Posting every Friday at noon is how I act in solidarity with young climate strikers all over the world who want their elders to save their future.
My friend, Robyn Ryan, posted a story on Facebook a week or so ago about Brendon Grimshaw, who bought a tiny island in the Seychelles, turned it into an interactive arboretum and donated it to be a national park. His work is a strange wonder among the many efforts of conservation and climate change mitigation all over the world.
Grimshaw first came to the Seychelles on vacation in 1962. At the time, he was an editor working for some of the biggest newspapers in East Africa. Tanzania had declared independence the year before; Kenya would follow a year later; and Grimshaw, an Englishman, knew his job would soon pass to a local. So he was searching for a new direction that took him closer to nature. He dreamed about owning land in the Seychelles – ideally, he’d buy his own island.
Once in the country he wondered whether he needed to change his plans. The few islands on the market had jaw-dropping price tags. On the second-to-last day of his holiday, a young man approached him in the Seychelles’ capital, Victoria, and asked Grimshaw if he wanted to buy an island — just like that. They traveled together to Moyenne, a small dot less than 3 miles off of Mahé. He immediately fell in love with its silence and its wild tangle of vegetation. It was close enough to be accessible from the Seychelles’ main island, and yet a world away. He bought it for about $10,000.
He was determined to complete the massive task of restoring the island’s natural beauty. Neglect and heavy-handed human intervention had left Moyenne gasping for air. Weeds choked the undergrowth. The island was so crowded with invasive vegetation, falling coconuts never hit the ground. Birds were noticeably absent and rats foraged in the shadows.
Grimshaw wanted to create a mini-Seychelles, to replicate what the archipelago was like before Europeans and tourists came. By his side in the task was a local man named Rene Antoine Lafortune, the 19-year-old son of a local fisherman. The two became inseparable, and together they set about transforming the island, clearing the scrub, planting trees and forging paths through the undergrowth. It was painstaking, back-breaking work – and it became Grimshaw’s life-long obsession. By one estimate, Moyenne now has more plant species per square mile than any other national park in the world due to their work.

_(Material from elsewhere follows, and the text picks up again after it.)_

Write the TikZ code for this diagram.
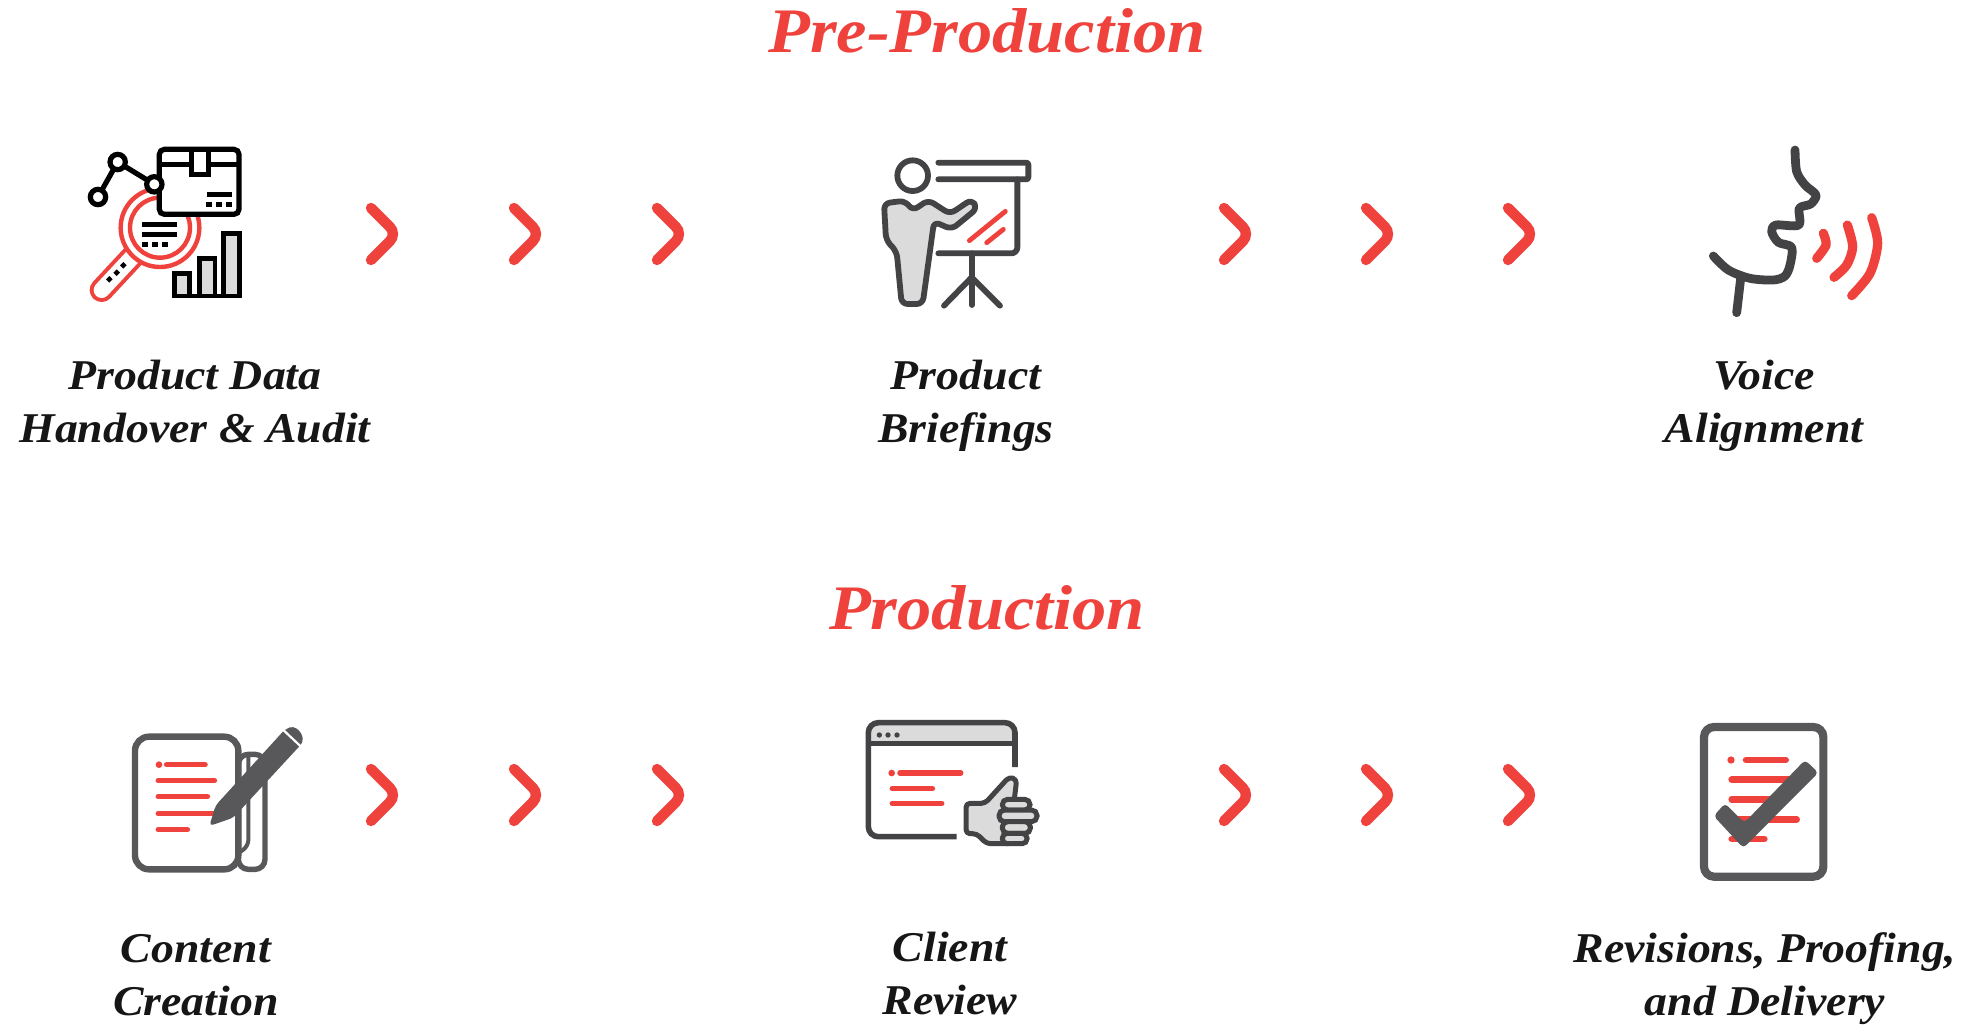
\documentclass[tikz,border=0pt]{standalone}
\usepackage{fontspec}
\setmainfont[FakeStretch=1.08]{Liberation Serif}
\definecolor{brandred}{HTML}{EF423C}
\definecolor{darkgray}{HTML}{434244}
\definecolor{midgray}{HTML}{58585A}
\definecolor{lightfill}{HTML}{DBDBDC}
\definecolor{inktext}{HTML}{161616}
\begin{document}
\begin{tikzpicture}[x=0.5pt,y=-0.5pt]
        \tikzstyle{heading}=[font=\bfseries\itshape\fontsize{31.7}{34}\selectfont, text=brandred, inner sep=0pt]
        \tikzstyle{caption}=[font=\bfseries\itshape\fontsize{21.2}{26.5}\selectfont, text=inktext, align=center, inner sep=0pt]
        \tikzstyle{chevron}=[brandred, line width=5.2pt, line cap=round, rounded corners=5pt]
        \tikzstyle{redline}=[brandred, line width=2.8pt, line cap=round]
        \tikzstyle{zoomed}=[x=0.16667pt,y=-0.16667pt]
        \useasboundingbox (0,0) rectangle (1973,1029);

        \node[heading] (pre)  at (987,31)  {Pre-Production};
        \node[heading] (prod) at (987,608) {Production};

        \node[caption] (audit)     at (195,402)  {Product Data\\Handover \& Audit};
        \node[caption] (briefings) at (966,406)  {Product\\Briefings};
        \node[caption] (voice)     at (1764,406) {Voice\\Alignment};
        \node[caption] (content)   at (196,975)  {Content\\Creation};
        \node[caption] (review)    at (950,973)  {Client\\Review};
        \node[caption] (revisions) at (1765,979) {Revisions, Proofing,\\and Delivery};

        % chevrons between the steps
        \foreach \y in {234,795}
            \foreach \x in {381,524,667,1234,1376,1518}
                \draw[chevron] (\x-10,\y-26) -- (\x+16,\y) -- (\x-10,\y+26);

        % data audit
        \begin{scope}[shift={(70,131)},zoomed]
            \draw[brandred, line width=12pt, line cap=round] (190,375) -- (95,477);
            \draw[white, line width=8pt, line cap=round] (190,375) -- (95,477);
            \draw[brandred, line width=2.2pt, fill=white] (270,290) circle (118);
            \draw[brandred, line width=2.2pt, fill=white] (270,290) circle (90);
            \foreach \px/\py in {118/445,140/425,160/403}
                \fill[black, rotate around={45:(\px,\py)}] (\px-7,\py-7) rectangle (\px+7,\py+7);
            \draw[black, line width=2.4pt] (217,280) -- (322,280);
            \draw[black, line width=2.4pt] (217,310) -- (322,310);
            \foreach \px in {225,255,285}
                \fill[black] (\px-8,332) rectangle (\px+8,348);
            \draw[black, line width=2.4pt, fill=lightfill] (313,495) rectangle (358,427);
            \draw[black, line width=2.4pt, fill=lightfill] (388,495) rectangle (435,383);
            \draw[black, line width=2.4pt, fill=lightfill] (460,495) rectangle (508,307);
            \draw[black, line width=2.4pt] (306,495) -- (515,495);
            \draw[black, line width=2.6pt, fill=white, rounded corners=2.5pt] (268,55) rectangle (507,250);
            \draw[black, line width=2.4pt] (268,100) -- (365,100) -- (365,130) -- (415,130) -- (415,100) -- (507,100);
            \draw[black, line width=2.4pt] (365,55) -- (365,100) (415,55) -- (415,100);
            \draw[black, line width=2.4pt] (410,190) -- (485,190);
            \foreach \px in {417,447,477}
                \fill[black] (\px-8,212) rectangle (\px+8,228);
            \draw[black, line width=2.6pt] (84,198) -- (143,93) -- (253,160);
            \foreach \px/\py in {84/198,143/93,253/160}
                \draw[black, line width=2.6pt, fill=white] (\px,\py) circle (23);
        \end{scope}

        % presenter
        \begin{scope}[shift={(860,140)},zoomed, line cap=round, line join=round]
            \draw[darkgray, line width=2.9pt] (158,107) circle (46);
            \draw[darkgray, line width=2.9pt, rounded corners=1pt] (235,68) -- (505,68) -- (505,118) -- (235,118);
            \draw[darkgray, line width=2.9pt, rounded corners=3pt] (472,118) -- (472,340) -- (235,340);
            \draw[darkgray, line width=2.9pt] (335,340) -- (335,495);
            \draw[darkgray, line width=2.9pt] (252,497) -- (335,412) -- (420,497);
            \draw[redline, line width=2.4pt] (328,302) -- (436,214);
            \draw[redline, line width=2.4pt] (380,308) -- (430,268);
            \draw[darkgray, line width=2.9pt, fill=lightfill, rounded corners=3pt] (135,182) -- (158,212) -- (205,180) -- (270,222) -- (335,178) -- (352,205) -- (275,268) -- (222,245) -- (188,492) -- (125,492) -- (110,335) -- (78,300) -- (72,190) -- cycle;
        \end{scope}

        % speaking profile
        \begin{scope}[shift={(1690,130)},zoomed]
            \draw[darkgray, line width=4.4pt, line cap=round, line join=round] plot[smooth, tension=.5] coordinates {(315,60) (320,125) (345,165) (378,195) (362,222) (328,235) (326,285) (258,285) (245,305) (265,337) (305,352) (300,405) (285,438) (250,450) (180,445) (115,420) (70,378)};
            \draw[darkgray, line width=4.4pt, line cap=round] (152,445) -- (140,548);
            \draw[redline, line width=4.6pt] plot[smooth] coordinates {(400,310) (408,345) (380,385)};
            \draw[redline, line width=4.6pt] plot[smooth] coordinates {(472,285) (488,350) (470,405) (432,442)};
            \draw[redline, line width=4.6pt] plot[smooth] coordinates {(545,263) (563,340) (540,430) (485,497)};
        \end{scope}

        % content creation
        \begin{scope}[shift={(120,716)},zoomed]
            \draw[midgray, line width=2.7pt, fill=white, rounded corners=5pt] (355,115) -- (435,115) -- (435,460) -- (355,460) -- cycle;
            \draw[midgray, line width=2pt, rounded corners=3pt] (385,115) -- (385,390) -- (360,408);
            \draw[midgray, line width=3.2pt, fill=white, rounded corners=7pt] (45,62) rectangle (355,460);
            \fill[brandred] (117,146) circle (10);
            \draw[redline] (140,146) -- (255,146);
            \draw[redline] (115,194) -- (283,194);
            \draw[redline] (115,242) -- (262,242);
            \draw[redline] (115,293) -- (285,293);
            \draw[redline] (115,341) -- (202,341);
            \fill[midgray, rounded corners=2pt] (268,330) -- (287,268) -- (495,40) -- (520,30) -- (545,50) -- (550,78) -- (340,305) -- cycle;
            \draw[white, line width=1.1pt] (491,43) -- (543,92);
        \end{scope}

        % client review
        \begin{scope}[shift={(855,711)},zoomed]
            \fill[lightfill, rounded corners=4pt] (40,35) -- (480,35) -- (480,97) -- (40,97) -- cycle;
            \draw[darkgray, line width=2.8pt, rounded corners=5pt] (305,377) -- (40,377) -- (40,35) -- (480,35) -- (480,168);
            \draw[darkgray, line width=2.2pt] (40,97) -- (480,97);
            \foreach \px in {73,99,126}
                \fill[darkgray] (\px,72) circle (8);
            \fill[brandred] (110,186) circle (10);
            \draw[redline] (135,186) -- (317,186);
            \draw[redline] (112,233) -- (232,233);
            \draw[redline] (112,277) -- (260,277);
            \draw[darkgray, line width=2.5pt, fill=lightfill, line join=round, rounded corners=2pt] (333,277) -- (390,277) -- (462,198) -- (485,205) -- (478,265) -- (470,398) -- (395,398) -- (365,368) -- (333,368) -- cycle;
            \draw[darkgray, line width=2.5pt, fill=lightfill, rounded corners=2.6pt] (442,265) rectangle (525,297);
            \draw[darkgray, line width=2.5pt, fill=lightfill, rounded corners=2.7pt] (432,297) rectangle (546,332);
            \draw[darkgray, line width=2.5pt, fill=lightfill, rounded corners=2.6pt] (442,332) rectangle (526,367);
            \draw[darkgray, line width=2.5pt, fill=lightfill, rounded corners=2.4pt] (442,367) rectangle (516,398);
        \end{scope}

        % revisions
        \begin{scope}[shift={(1685,716)},zoomed]
            \draw[midgray, line width=4.1pt, fill=white, rounded corners=5pt] (57,33) rectangle (415,482);
            \fill[brandred] (138,132) circle (11);
            \draw[redline, line width=3.3pt] (183,132) -- (302,132);
            \draw[redline, line width=3.3pt] (140,191) -- (310,191);
            \draw[redline, line width=3.3pt] (140,250) -- (280,250);
            \draw[redline, line width=3.3pt] (160,310) -- (335,310);
            \draw[redline, line width=3.3pt] (140,369) -- (238,369);
            \fill[midgray, rounded corners=2pt] (86,300) -- (120,262) -- (178,320) -- (360,132) -- (400,170) -- (175,396) -- cycle;
        \end{scope}
    \end{tikzpicture}
\end{document}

As tourism grew in the the Seychelles the 1980s and the archipelago became synonymous with a tropical island paradise. Investors turned their covetous gaze towards Moyenne. Grimshaw received offers of up to $50 million (purportedly from a Saudi prince) to sell it. He resisted every overture.
As he grew older, Grimshaw became increasingly aware he had limited time left to protect the island’s future. He had no children to whom he could pass on custodianship of the island. When Lafortune died in 2007, Grimshaw was left alone at 81. He decided to act. He set up a perpetual trust to protect the island and signed an agreement with the Seychelles’ Ministry of Environment which made Moyenne part of Ste Anne Marine Park, and granted it a special status. With that, Moyenne Island National Park became the world’s smallest national park.
The island has no jetty. One wades ashore, barefoot, through the shallows. As you reach dry land and take your first steps along the gently climbing forest trail, the trees close in behind you and you enter another world. Dappled sunlight filters down through the canopy to the forest floor, the temperature is cooler, and the island’s 16,000 trees – mahogany, palm, mango, and pawpaw – planted by Grimshaw and Lafortune, surround you.
Every now and then, you may find your path blocked by one of Moyenne’s nearly 50 free-range giant Aldabra tortoises, which had been on the verge of extinction. You’ll hear the song of 2,000 newly-attracted bird species. Thanks to Grimshaw’s efforts, the once deserted island now hosts two-thirds of the Seychelles’ fauna. An abandoned piece of land has turned into a wonder.
Grimshaw died in 2012 and his grave sits alongside that of his father (who later came to live with him) and the graves of two unknown people which were uncovered during the restoration, usually considered pirates. At his request, Grimshaw’s tombstone reads,
Moyenne taught him to open his eyes to the beauty around him and say thank you to God.
In his last will and testament, he expressed his final wishes:
Moyenne Island is to be maintained as a venue for prayer, peace, tranquillity, relaxation and knowledge for Seychellois and visitors from overseas of all nationalities, colours and creeds.
In 1996, Grimshaw wrote a book about himself and the island, entitled A Grain of Sand. In 2009, a documentary film was produced by the same name. The filmmakers say: “Brendon has provided us with an example of why not all hope is loss in what at times seems an overwhelmingly mad world.” Here is a link to the video.
In it you’ll hear Grimshaw say:
“I don’t own the island. God owns the island and I look after it.”